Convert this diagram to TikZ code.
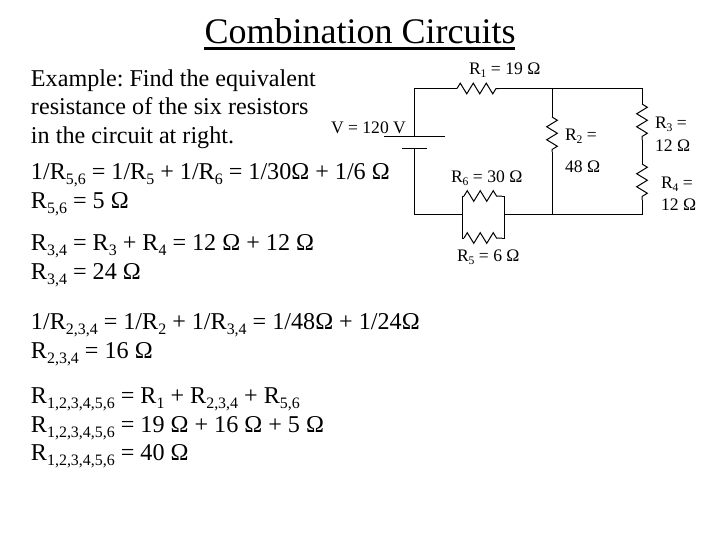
\documentclass[tikz,border=0pt]{standalone}
\usepackage{fontspec}
\setmainfont{Liberation Serif}
\usetikzlibrary{decorations.pathmorphing}
\newcommand{\sbs}[1]{\raisebox{-0.22em}{\scalebox{0.66}{#1}}}
\tikzset{
  x=0.75pt,y=-0.75pt,
  wire/.style={line width=0.75pt,black},
  resistor/.style={line width=0.75pt,black,decorate,decoration={zigzag,segment length=9.75pt,amplitude=4pt}},
  body/.style={anchor=base west,inner sep=0pt,outer sep=0pt,font=\fontsize{18.1}{20}\selectfont},
  small/.style={anchor=base west,inner sep=0pt,outer sep=0pt,font=\fontsize{13.2}{15}\selectfont},
  title/.style={anchor=base,inner sep=0pt,outer sep=0pt,font=\fontsize{27}{30}\selectfont}
}
\begin{document}
\frenchspacing
\begin{tikzpicture}
\useasboundingbox (0,0) rectangle (720,540);
\fill[white] (0,0) rectangle (720,540);
% title
\node[title] (ttl) at (360,43) {Combination Circuits};
\coordinate (ula) at (204,48.5);
\coordinate (ulb) at (515,48.5);
\draw[line width=2.4pt] (ula) -- (ulb);
% text
\node[body] (t1) at (31,86) {Example: Find the equivalent};
\node[body] (t2) at (31,114) {resistance of the six resistors};
\node[body] (t3) at (31,143) {in the circuit at right.};
\node[body] (t4) at (31,179) {1/R\sbs{5,6} = 1/R\sbs{5} + 1/R\sbs{6} = 1/30Ω + 1/6 Ω};
\node[body] (t5) at (31,208) {R\sbs{5,6} = 5 Ω};
\node[body] (t6) at (31,250) {R\sbs{3,4} = R\sbs{3} + R\sbs{4} = 12 Ω + 12 Ω};
\node[body] (t7) at (31,279) {R\sbs{3,4} = 24 Ω};
\node[body] (t8) at (31,329) {1/R\sbs{2,3,4} = 1/R\sbs{2} + 1/R\sbs{3,4} = 1/48Ω + 1/24Ω};
\node[body] (t9) at (31,358) {R\sbs{2,3,4} = 16 Ω};
\node[body] (t10) at (31,403) {R\sbs{1,2,3,4,5,6} = R\sbs{1} + R\sbs{2,3,4} + R\sbs{5,6}};
\node[body] (t11) at (31,432) {R\sbs{1,2,3,4,5,6} = 19 Ω + 16 Ω + 5 Ω};
\node[body] (t12) at (31,460) {R\sbs{1,2,3,4,5,6} = 40 Ω};
% circuit points
\coordinate (bt) at (414.5,136);
\coordinate (bb) at (414.5,148.5);
\coordinate (tl) at (414.5,88.5);
\coordinate (bl) at (414.5,214.4);
\coordinate (r1a) at (457,88.5);
\coordinate (r1b) at (499,88.5);
\coordinate (tj) at (552,88.5);
\coordinate (tr) at (642,88.5);
\coordinate (bj) at (552,214.4);
\coordinate (br) at (642,214.4);
\coordinate (r2a) at (552,117);
\coordinate (r2b) at (552,152);
\coordinate (r3a) at (642,104);
\coordinate (r3b) at (642,140);
\coordinate (r4a) at (642,164);
\coordinate (r4b) at (642,200);
\coordinate (pl) at (462,214.4);
\coordinate (pr) at (504.5,214.4);
\coordinate (plt) at (462,196);
\coordinate (prt) at (504.5,196);
\coordinate (plb) at (462,238);
\coordinate (prb) at (504.5,238);
\coordinate (r6a) at (464,196);
\coordinate (r6b) at (502,196);
\coordinate (r5a) at (464,238);
\coordinate (r5b) at (502,238);
\coordinate (pa) at (384,136);
\coordinate (pb) at (444.5,136);
\coordinate (pc) at (402,148.5);
\coordinate (pd) at (427,148.5);
% wires
\draw[wire] (bt) -- (tl) -- (r1a);
\draw[wire] (r1b) -- (tj) -- (tr) -- (r3a);
\draw[wire] (r3b) -- (r4a);
\draw[wire] (r4b) -- (br) -- (bj) -- (pr);
\draw[wire] (pl) -- (bl) -- (bb);
\draw[wire] (tj) -- (r2a);
\draw[wire] (r2b) -- (bj);
\draw[wire] (r6a) -- (plt) -- (plb) -- (r5a);
\draw[wire] (r6b) -- (prt) -- (prb) -- (r5b);
\draw[wire] (pa) -- (pb);
\draw[wire] (pc) -- (pd);
% resistors
\draw[resistor] (r1a) -- (r1b);
\draw[resistor] (r2a) -- (r2b);
\draw[resistor] (r3a) -- (r3b);
\draw[resistor] (r4a) -- (r4b);
\draw[resistor] (r6a) -- (r6b);
\draw[resistor] (r5a) -- (r5b);
% labels
\node[small] (lv) at (331,133) {V = 120 V};
\node[small] (l1) at (469,74) {R\sbs{1} = 19 Ω};
\node[small] (l2) at (565,140) {R\sbs{2} =};
\node[small] (l2b) at (565,172) {48 Ω};
\node[small] (l3) at (655,128) {R\sbs{3} =};
\node[small] (l3b) at (655,151) {12 Ω};
\node[small] (l4) at (661,188) {R\sbs{4} =};
\node[small] (l4b) at (661,210) {12 Ω};
\node[small] (l6) at (451,182) {R\sbs{6} = 30 Ω};
\node[small] (l5) at (457,261) {R\sbs{5} = 6 Ω};
\end{tikzpicture}
\end{document}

● ● ● ● ●

▶ WHAT IS REQUIRED:
Your task is to reproduce all of the material exactly. The pictures stay out.

▶ RESULT OF THE EXERCISE:
Convert this diagram to TikZ code.
\documentclass[tikz,border=0pt]{standalone}
\usepackage{fontspec}
\setmainfont{Liberation Serif}
\usetikzlibrary{decorations.pathmorphing}
\newcommand{\sbs}[1]{\raisebox{-0.22em}{\scalebox{0.66}{#1}}}
\tikzset{
  x=0.75pt,y=-0.75pt,
  wire/.style={line width=0.75pt,black},
  resistor/.style={line width=0.75pt,black,decorate,decoration={zigzag,segment length=9.75pt,amplitude=4pt}},
  body/.style={anchor=base west,inner sep=0pt,outer sep=0pt,font=\fontsize{18.1}{20}\selectfont},
  small/.style={anchor=base west,inner sep=0pt,outer sep=0pt,font=\fontsize{13.2}{15}\selectfont},
  title/.style={anchor=base,inner sep=0pt,outer sep=0pt,font=\fontsize{27}{30}\selectfont}
}
\begin{document}
\frenchspacing
\begin{tikzpicture}
\useasboundingbox (0,0) rectangle (720,540);
\fill[white] (0,0) rectangle (720,540);
% title
\node[title] (ttl) at (360,43) {Combination Circuits};
\coordinate (ula) at (204,48.5);
\coordinate (ulb) at (515,48.5);
\draw[line width=2.4pt] (ula) -- (ulb);
% text
\node[body] (t1) at (31,86) {Example: Find the equivalent};
\node[body] (t2) at (31,114) {resistance of the six resistors};
\node[body] (t3) at (31,143) {in the circuit at right.};
\node[body] (t4) at (31,179) {1/R\sbs{5,6} = 1/R\sbs{5} + 1/R\sbs{6} = 1/30Ω + 1/6 Ω};
\node[body] (t5) at (31,208) {R\sbs{5,6} = 5 Ω};
\node[body] (t6) at (31,250) {R\sbs{3,4} = R\sbs{3} + R\sbs{4} = 12 Ω + 12 Ω};
\node[body] (t7) at (31,279) {R\sbs{3,4} = 24 Ω};
\node[body] (t8) at (31,329) {1/R\sbs{2,3,4} = 1/R\sbs{2} + 1/R\sbs{3,4} = 1/48Ω + 1/24Ω};
\node[body] (t9) at (31,358) {R\sbs{2,3,4} = 16 Ω};
\node[body] (t10) at (31,403) {R\sbs{1,2,3,4,5,6} = R\sbs{1} + R\sbs{2,3,4} + R\sbs{5,6}};
\node[body] (t11) at (31,432) {R\sbs{1,2,3,4,5,6} = 19 Ω + 16 Ω + 5 Ω};
\node[body] (t12) at (31,460) {R\sbs{1,2,3,4,5,6} = 40 Ω};
% circuit points
\coordinate (bt) at (414.5,136);
\coordinate (bb) at (414.5,148.5);
\coordinate (tl) at (414.5,88.5);
\coordinate (bl) at (414.5,214.4);
\coordinate (r1a) at (457,88.5);
\coordinate (r1b) at (499,88.5);
\coordinate (tj) at (552,88.5);
\coordinate (tr) at (642,88.5);
\coordinate (bj) at (552,214.4);
\coordinate (br) at (642,214.4);
\coordinate (r2a) at (552,117);
\coordinate (r2b) at (552,152);
\coordinate (r3a) at (642,104);
\coordinate (r3b) at (642,140);
\coordinate (r4a) at (642,164);
\coordinate (r4b) at (642,200);
\coordinate (pl) at (462,214.4);
\coordinate (pr) at (504.5,214.4);
\coordinate (plt) at (462,196);
\coordinate (prt) at (504.5,196);
\coordinate (plb) at (462,238);
\coordinate (prb) at (504.5,238);
\coordinate (r6a) at (464,196);
\coordinate (r6b) at (502,196);
\coordinate (r5a) at (464,238);
\coordinate (r5b) at (502,238);
\coordinate (pa) at (384,136);
\coordinate (pb) at (444.5,136);
\coordinate (pc) at (402,148.5);
\coordinate (pd) at (427,148.5);
% wires
\draw[wire] (bt) -- (tl) -- (r1a);
\draw[wire] (r1b) -- (tj) -- (tr) -- (r3a);
\draw[wire] (r3b) -- (r4a);
\draw[wire] (r4b) -- (br) -- (bj) -- (pr);
\draw[wire] (pl) -- (bl) -- (bb);
\draw[wire] (tj) -- (r2a);
\draw[wire] (r2b) -- (bj);
\draw[wire] (r6a) -- (plt) -- (plb) -- (r5a);
\draw[wire] (r6b) -- (prt) -- (prb) -- (r5b);
\draw[wire] (pa) -- (pb);
\draw[wire] (pc) -- (pd);
% resistors
\draw[resistor] (r1a) -- (r1b);
\draw[resistor] (r2a) -- (r2b);
\draw[resistor] (r3a) -- (r3b);
\draw[resistor] (r4a) -- (r4b);
\draw[resistor] (r6a) -- (r6b);
\draw[resistor] (r5a) -- (r5b);
% labels
\node[small] (lv) at (331,133) {V = 120 V};
\node[small] (l1) at (469,74) {R\sbs{1} = 19 Ω};
\node[small] (l2) at (565,140) {R\sbs{2} =};
\node[small] (l2b) at (565,172) {48 Ω};
\node[small] (l3) at (655,128) {R\sbs{3} =};
\node[small] (l3b) at (655,151) {12 Ω};
\node[small] (l4) at (661,188) {R\sbs{4} =};
\node[small] (l4b) at (661,210) {12 Ω};
\node[small] (l6) at (451,182) {R\sbs{6} = 30 Ω};
\node[small] (l5) at (457,261) {R\sbs{5} = 6 Ω};
\end{tikzpicture}
\end{document}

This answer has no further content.